# Written request:
Keep only the lines of the data below that contain "with", and copy them.

#### Data shown

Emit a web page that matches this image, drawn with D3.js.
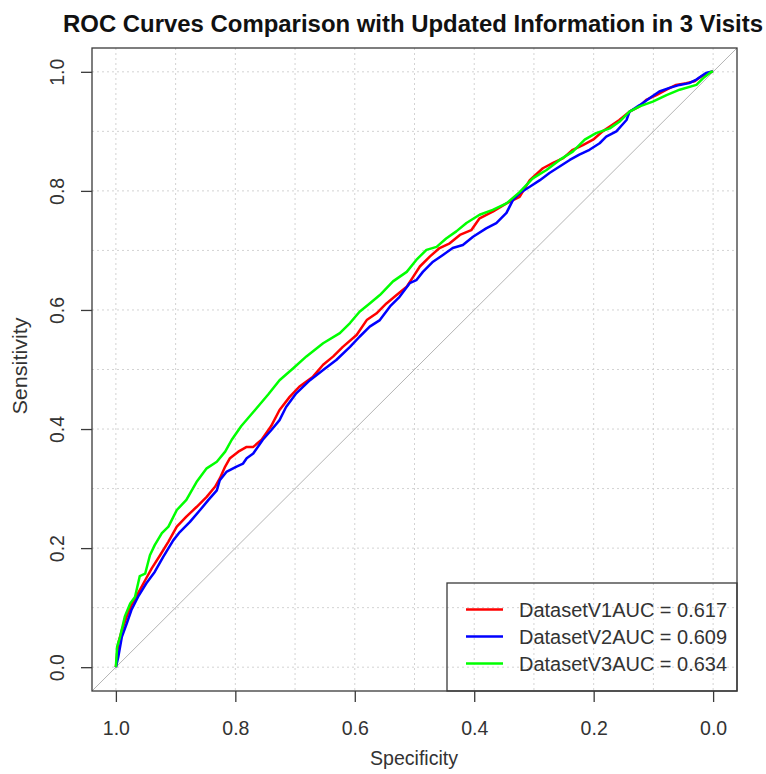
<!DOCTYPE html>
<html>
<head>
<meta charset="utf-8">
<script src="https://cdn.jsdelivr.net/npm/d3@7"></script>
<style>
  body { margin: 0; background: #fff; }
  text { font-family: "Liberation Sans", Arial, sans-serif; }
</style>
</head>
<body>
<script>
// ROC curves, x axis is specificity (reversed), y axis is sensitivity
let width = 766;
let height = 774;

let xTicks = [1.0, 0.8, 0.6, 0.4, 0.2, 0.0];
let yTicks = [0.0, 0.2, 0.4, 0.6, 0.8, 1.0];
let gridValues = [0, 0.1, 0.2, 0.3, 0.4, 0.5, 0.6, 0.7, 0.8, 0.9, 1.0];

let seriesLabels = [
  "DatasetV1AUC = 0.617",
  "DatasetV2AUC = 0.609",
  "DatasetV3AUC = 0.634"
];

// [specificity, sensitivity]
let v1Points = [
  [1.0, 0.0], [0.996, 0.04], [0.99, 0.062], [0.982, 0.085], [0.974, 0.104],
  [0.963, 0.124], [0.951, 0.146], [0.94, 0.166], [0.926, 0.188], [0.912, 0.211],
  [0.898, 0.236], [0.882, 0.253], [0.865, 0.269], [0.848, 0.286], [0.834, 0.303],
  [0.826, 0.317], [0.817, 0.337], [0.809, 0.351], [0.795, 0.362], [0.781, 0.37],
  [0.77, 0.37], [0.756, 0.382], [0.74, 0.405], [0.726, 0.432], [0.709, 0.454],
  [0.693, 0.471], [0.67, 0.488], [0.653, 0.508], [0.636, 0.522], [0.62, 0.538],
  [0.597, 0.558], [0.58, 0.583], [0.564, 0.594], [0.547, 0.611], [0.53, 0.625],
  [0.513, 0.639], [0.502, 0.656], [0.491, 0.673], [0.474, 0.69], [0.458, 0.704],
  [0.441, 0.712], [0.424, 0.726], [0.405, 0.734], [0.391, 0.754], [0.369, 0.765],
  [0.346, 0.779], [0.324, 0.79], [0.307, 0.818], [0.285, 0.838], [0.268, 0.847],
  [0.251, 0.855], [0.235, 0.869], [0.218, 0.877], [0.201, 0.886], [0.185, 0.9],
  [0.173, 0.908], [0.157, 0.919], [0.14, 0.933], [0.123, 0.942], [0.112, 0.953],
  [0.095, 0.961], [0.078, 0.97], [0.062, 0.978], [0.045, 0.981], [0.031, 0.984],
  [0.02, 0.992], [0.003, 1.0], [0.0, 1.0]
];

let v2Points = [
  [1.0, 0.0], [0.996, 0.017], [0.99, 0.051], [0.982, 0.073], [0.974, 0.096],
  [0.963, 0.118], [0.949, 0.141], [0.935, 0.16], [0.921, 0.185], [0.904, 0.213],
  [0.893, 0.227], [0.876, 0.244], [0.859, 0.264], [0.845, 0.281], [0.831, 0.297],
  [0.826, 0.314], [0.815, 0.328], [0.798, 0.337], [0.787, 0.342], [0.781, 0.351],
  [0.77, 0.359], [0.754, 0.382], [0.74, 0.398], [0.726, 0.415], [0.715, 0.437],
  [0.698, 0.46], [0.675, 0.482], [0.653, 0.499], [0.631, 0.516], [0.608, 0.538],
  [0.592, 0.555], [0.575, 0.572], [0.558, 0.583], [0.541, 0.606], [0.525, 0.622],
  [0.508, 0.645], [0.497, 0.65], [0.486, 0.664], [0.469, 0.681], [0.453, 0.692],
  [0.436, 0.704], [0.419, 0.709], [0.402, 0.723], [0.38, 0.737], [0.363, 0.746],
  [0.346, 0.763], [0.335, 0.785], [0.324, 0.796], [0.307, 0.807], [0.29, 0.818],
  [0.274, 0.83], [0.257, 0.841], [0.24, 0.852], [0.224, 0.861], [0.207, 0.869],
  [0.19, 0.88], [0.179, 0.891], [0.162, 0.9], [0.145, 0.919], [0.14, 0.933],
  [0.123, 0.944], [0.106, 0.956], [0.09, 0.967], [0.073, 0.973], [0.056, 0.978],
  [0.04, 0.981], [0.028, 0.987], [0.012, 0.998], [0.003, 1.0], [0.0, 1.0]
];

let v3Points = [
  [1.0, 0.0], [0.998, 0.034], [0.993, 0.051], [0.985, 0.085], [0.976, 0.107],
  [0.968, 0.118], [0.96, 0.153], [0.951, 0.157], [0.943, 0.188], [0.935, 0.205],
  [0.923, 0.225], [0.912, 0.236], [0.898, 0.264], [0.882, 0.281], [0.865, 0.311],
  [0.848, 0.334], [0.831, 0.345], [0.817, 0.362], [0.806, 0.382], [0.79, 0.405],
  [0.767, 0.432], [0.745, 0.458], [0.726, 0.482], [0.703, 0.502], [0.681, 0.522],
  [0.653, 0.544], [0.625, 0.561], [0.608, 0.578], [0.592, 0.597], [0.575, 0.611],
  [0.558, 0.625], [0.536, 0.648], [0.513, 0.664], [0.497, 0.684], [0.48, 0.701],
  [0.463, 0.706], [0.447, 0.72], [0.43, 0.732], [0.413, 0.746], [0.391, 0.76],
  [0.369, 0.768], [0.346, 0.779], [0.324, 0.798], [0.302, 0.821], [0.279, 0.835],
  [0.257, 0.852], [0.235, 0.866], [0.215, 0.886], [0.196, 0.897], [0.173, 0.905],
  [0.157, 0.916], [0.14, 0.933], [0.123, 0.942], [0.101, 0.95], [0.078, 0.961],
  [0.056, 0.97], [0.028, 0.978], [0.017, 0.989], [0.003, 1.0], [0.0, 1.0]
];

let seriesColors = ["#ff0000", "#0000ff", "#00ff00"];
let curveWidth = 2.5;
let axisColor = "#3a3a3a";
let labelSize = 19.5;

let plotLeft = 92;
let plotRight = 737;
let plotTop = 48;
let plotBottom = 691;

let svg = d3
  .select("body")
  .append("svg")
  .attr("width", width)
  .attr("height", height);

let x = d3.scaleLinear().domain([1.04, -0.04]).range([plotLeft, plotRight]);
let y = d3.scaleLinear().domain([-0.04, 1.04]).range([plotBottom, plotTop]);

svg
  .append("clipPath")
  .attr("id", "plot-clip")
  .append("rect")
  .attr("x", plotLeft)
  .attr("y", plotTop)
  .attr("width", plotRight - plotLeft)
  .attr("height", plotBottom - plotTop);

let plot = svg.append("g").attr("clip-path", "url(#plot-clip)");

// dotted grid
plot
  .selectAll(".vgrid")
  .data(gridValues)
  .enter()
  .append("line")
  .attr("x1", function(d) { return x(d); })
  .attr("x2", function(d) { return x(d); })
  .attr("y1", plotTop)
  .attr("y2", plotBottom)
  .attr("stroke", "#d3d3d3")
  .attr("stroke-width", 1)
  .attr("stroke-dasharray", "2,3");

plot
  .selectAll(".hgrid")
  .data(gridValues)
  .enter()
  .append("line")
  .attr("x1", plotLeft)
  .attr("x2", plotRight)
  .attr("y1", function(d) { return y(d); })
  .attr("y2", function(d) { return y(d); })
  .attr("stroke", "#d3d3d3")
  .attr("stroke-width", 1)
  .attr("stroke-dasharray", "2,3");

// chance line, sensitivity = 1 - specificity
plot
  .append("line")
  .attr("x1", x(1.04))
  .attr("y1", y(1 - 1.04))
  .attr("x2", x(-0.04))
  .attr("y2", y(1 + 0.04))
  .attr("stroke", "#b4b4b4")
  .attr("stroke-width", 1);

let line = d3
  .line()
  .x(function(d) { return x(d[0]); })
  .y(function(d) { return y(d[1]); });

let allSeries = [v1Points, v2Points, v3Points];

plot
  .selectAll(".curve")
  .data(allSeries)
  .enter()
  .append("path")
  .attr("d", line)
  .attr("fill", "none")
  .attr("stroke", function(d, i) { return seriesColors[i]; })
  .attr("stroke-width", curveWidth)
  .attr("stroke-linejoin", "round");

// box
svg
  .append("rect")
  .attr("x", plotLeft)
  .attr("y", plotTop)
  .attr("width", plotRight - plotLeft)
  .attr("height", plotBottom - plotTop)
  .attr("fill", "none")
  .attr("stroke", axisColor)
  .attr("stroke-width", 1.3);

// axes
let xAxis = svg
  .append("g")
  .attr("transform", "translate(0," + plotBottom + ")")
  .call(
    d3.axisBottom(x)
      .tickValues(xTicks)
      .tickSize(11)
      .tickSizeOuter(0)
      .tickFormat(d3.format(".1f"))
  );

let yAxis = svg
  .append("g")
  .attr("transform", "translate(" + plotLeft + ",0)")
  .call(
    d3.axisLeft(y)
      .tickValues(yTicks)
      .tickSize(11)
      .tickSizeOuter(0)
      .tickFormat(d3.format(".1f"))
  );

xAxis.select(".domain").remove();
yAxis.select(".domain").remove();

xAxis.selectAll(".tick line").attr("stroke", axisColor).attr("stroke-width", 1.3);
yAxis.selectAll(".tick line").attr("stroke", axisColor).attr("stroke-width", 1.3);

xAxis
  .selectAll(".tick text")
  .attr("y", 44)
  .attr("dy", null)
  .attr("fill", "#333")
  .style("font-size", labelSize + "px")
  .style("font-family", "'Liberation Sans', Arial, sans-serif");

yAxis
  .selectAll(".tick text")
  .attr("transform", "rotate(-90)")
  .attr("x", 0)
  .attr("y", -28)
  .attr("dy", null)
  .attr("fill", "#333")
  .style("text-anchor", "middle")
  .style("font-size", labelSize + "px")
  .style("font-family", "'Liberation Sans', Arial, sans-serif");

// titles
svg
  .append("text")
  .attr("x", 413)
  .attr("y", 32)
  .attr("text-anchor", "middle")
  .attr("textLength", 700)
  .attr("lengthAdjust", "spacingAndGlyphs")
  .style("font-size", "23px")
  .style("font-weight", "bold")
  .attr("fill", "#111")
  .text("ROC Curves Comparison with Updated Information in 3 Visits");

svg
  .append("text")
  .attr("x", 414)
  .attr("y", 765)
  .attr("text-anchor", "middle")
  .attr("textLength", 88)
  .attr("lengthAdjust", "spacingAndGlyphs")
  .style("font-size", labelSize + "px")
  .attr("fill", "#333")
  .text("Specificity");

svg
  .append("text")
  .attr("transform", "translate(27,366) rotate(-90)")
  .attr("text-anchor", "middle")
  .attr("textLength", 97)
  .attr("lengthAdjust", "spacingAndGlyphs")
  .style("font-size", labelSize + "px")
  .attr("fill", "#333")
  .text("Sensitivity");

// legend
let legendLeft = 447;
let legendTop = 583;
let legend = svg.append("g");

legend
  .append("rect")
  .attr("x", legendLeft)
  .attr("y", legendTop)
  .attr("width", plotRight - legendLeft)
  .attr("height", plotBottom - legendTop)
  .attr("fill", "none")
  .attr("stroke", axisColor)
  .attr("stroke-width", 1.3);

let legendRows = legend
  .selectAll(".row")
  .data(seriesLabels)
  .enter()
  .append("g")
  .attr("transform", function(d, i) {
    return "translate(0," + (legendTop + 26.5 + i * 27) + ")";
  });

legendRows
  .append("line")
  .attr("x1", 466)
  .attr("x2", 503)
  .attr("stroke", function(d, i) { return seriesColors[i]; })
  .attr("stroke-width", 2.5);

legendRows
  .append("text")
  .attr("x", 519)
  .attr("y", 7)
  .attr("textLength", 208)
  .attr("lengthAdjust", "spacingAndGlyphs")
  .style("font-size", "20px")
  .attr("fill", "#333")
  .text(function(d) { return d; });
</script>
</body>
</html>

########

# Exercise output:
Emit a web page that matches this image, drawn with D3.js.
  .text("ROC Curves Comparison with Updated Information in 3 Visits");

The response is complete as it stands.